Hope often must survive on a meager diet. People of hope must look for small signs, not large ones. Isaiah points to a mere shoot, a tender and fragile sliver of new growth from a fallen stump. We might have preferred a full-grown tree! But hope learns to live on small encouragement. The great doors of history turn on small hinges. Our very lives are changed more by events that seem insignificant than by so-called great moment. For example, that first date that introduced you to your spouse. The passing comment from a professor that caused you to consider a new course of study in school. See? The great moments of our lives emerge from very small seeds. Hope knows this about life. Hope knows that Christmas is a story of how God chose to come to a small town in a small country in a small baby to change the world. As most of us learned many Christmases back, good things come in small packages.
Last April, Newsweek carried an extraordinary story of hope.
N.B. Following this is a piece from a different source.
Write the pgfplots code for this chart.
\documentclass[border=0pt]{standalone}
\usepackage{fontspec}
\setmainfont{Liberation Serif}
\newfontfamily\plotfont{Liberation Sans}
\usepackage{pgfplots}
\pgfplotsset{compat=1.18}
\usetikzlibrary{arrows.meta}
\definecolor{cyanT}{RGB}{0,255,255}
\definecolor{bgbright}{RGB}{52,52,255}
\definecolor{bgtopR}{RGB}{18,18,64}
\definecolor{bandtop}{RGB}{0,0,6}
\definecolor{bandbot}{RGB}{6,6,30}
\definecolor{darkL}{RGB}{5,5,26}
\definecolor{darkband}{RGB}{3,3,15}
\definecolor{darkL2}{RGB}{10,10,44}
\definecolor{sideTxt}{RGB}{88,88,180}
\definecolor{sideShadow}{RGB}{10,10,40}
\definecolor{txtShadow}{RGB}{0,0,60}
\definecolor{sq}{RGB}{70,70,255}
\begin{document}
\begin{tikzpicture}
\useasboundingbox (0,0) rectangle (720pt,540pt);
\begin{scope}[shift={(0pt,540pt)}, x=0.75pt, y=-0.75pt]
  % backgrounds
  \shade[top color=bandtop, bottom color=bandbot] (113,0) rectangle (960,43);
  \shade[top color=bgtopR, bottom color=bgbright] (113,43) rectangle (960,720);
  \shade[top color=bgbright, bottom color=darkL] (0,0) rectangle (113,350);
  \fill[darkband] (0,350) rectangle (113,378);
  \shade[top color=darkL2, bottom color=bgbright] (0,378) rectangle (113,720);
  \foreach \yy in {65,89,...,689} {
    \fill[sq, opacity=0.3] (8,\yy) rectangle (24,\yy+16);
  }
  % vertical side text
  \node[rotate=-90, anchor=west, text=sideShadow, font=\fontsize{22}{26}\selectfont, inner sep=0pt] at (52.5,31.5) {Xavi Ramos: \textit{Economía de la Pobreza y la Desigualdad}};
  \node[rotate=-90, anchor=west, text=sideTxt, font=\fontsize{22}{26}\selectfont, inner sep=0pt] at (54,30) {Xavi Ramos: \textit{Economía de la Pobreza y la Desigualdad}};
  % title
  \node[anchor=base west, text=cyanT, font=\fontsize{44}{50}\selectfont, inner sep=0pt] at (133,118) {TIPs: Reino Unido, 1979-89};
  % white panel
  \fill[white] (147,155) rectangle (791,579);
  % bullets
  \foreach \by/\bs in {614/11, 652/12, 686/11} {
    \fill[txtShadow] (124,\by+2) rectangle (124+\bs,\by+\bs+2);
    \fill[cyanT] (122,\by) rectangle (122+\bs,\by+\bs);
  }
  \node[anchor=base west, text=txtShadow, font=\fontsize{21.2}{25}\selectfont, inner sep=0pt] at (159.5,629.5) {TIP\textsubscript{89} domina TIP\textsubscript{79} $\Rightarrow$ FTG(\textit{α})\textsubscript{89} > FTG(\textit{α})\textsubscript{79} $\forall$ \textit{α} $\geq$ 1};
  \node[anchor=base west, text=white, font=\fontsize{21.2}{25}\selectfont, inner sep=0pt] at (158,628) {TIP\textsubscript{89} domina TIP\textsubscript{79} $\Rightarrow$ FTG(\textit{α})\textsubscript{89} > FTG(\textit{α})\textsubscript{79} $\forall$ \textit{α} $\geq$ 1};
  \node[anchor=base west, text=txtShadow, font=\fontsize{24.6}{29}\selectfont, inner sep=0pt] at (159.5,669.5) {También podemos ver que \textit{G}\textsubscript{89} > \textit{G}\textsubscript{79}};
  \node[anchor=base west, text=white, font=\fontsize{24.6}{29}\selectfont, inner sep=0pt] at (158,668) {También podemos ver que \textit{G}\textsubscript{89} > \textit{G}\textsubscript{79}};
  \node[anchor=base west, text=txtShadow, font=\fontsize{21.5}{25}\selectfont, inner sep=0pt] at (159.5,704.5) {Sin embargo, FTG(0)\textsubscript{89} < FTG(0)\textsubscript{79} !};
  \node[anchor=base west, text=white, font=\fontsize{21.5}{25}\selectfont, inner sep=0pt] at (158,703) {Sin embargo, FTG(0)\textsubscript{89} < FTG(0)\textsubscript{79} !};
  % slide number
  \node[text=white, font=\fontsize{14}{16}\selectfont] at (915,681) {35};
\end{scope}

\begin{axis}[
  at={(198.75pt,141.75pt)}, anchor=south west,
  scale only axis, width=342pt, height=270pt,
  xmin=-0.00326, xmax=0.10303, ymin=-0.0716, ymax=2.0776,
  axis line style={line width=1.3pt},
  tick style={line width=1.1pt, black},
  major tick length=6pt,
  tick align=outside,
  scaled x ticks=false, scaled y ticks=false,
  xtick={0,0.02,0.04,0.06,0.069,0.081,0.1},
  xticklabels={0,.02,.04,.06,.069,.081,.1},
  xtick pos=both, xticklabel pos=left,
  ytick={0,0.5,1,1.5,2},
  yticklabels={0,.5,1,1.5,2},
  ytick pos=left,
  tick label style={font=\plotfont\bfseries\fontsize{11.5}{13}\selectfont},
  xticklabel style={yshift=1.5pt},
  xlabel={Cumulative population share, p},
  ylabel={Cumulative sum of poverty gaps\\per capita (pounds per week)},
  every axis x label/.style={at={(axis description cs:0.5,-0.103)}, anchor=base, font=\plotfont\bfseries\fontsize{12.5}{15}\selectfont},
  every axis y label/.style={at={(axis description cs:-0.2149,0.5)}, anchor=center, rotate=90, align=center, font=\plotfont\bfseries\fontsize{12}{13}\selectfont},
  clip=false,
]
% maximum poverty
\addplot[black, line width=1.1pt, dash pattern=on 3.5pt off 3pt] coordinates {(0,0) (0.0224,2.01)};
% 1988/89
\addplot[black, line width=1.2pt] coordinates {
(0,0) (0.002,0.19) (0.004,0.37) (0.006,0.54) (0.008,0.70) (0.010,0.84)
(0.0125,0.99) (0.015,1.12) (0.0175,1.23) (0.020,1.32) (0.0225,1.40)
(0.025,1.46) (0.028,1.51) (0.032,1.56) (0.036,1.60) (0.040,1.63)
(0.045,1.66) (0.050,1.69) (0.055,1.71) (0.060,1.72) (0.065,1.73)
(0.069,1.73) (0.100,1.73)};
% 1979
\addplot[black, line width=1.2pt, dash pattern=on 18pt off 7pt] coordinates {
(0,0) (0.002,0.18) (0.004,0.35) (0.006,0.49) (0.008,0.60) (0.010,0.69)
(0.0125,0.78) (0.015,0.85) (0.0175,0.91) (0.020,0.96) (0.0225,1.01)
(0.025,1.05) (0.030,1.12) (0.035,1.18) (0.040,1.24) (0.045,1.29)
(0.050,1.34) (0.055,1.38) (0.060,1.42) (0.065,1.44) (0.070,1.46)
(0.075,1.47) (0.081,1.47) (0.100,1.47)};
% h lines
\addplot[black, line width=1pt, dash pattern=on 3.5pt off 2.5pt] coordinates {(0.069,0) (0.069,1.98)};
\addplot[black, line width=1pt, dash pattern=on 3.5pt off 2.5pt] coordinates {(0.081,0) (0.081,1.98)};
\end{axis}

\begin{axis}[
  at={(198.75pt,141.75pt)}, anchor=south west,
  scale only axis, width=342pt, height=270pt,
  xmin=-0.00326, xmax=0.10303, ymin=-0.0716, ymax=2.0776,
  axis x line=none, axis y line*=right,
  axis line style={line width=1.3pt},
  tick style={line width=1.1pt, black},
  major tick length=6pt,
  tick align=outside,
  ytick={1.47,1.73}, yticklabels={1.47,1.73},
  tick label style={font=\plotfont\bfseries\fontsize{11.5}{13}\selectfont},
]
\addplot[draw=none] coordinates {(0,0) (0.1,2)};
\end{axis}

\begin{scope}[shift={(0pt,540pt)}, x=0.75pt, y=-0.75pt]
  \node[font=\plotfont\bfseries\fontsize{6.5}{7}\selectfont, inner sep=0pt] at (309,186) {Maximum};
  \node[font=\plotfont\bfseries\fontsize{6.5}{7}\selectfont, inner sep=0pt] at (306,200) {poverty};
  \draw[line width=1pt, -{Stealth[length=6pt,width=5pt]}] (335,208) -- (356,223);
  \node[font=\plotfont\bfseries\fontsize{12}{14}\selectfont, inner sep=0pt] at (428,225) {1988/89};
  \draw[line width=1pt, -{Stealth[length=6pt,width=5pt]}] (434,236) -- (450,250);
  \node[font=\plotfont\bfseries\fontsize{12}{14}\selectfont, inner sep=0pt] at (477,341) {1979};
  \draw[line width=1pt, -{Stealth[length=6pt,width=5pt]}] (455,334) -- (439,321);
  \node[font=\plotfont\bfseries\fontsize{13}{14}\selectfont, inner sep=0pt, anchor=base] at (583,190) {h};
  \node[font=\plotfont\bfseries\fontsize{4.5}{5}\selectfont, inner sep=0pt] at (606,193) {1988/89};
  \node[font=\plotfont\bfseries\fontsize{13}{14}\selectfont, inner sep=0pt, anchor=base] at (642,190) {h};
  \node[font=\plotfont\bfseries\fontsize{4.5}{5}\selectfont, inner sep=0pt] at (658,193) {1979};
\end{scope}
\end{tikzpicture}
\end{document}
In the corridors of power in Washington, they are known as the “Jersey girls”-four women who lost their husbands in the 9/11 attacks and demanded to know why.
Earlier this year, these four women stared down a reluctant Congress and recalcitrant White House to form the independent 9/11 Commission to investigate the terror attacks and recommend reform and new approaches on how our nation confronts terrorism. Few Americans know the names of Kristen Breitweiser, Patty Casazza, Lorie Van Auken and Mindy Kleinberg, but Governor Thomas Kean, who co-chaired the commission points out, “I doubt very much if we would be in existence without them.”
The story of how they moved a seemingly immovable bureaucracy is a tale of political education and a sisterhood born of grief. Two years ago, the bill to create an independent panel to investigate 9/11 was languishing in Congress. The White House opposed such a commission. The widows were told, “If you want to go anywhere, you have to make it happen.”
So they went to Washington. They cried, they pleaded, they cajoled. They staged a rally in Washington; the staked out lawmakers, they befriended reporters. Once the commission began its work, they researched issues for the committee and helped prepare questions for witnesses. They lobbied for a bigger budget- and won. They pressured government officials-including the President, Vice-President, and National Security Advisors-to testify. When Congress balked at granting the panel an extension, they confronted the Speaker of the House and the Speaker backed down. The final report of the commission is the result of their tenacity and dedication.
But the “jersey girls” are not congratulating themselves. “There are no victories here,” they say. “A victory implies that this is a game. And this is not a game. We simply wanted to know why our husbands were killed. Why they went to work and didn’t come back.”
These four women are “prophets” in the true sense of the word. A prophet is “one who proclaims.” In their courageous fight for truth and reform, in their demand for accountability, they proclaim the justice and peace of God, and give us some hope to live with a safer future. All of us have many opportunities in our everyday lives to be prophets of God’s justice, mercy, peace, and hope, on the Jordan Rivers of our time and place; in our commitment to the moral and ethical principles that are of God. And we can be no less prophets than John the Baptist and Isaiah in our homes, businesses, and schools. Let us remember that hope often must survive on a meager diet. But it takes people of hope to move honestly and consistently, and to look for small signs, which, in the long run, make a big difference.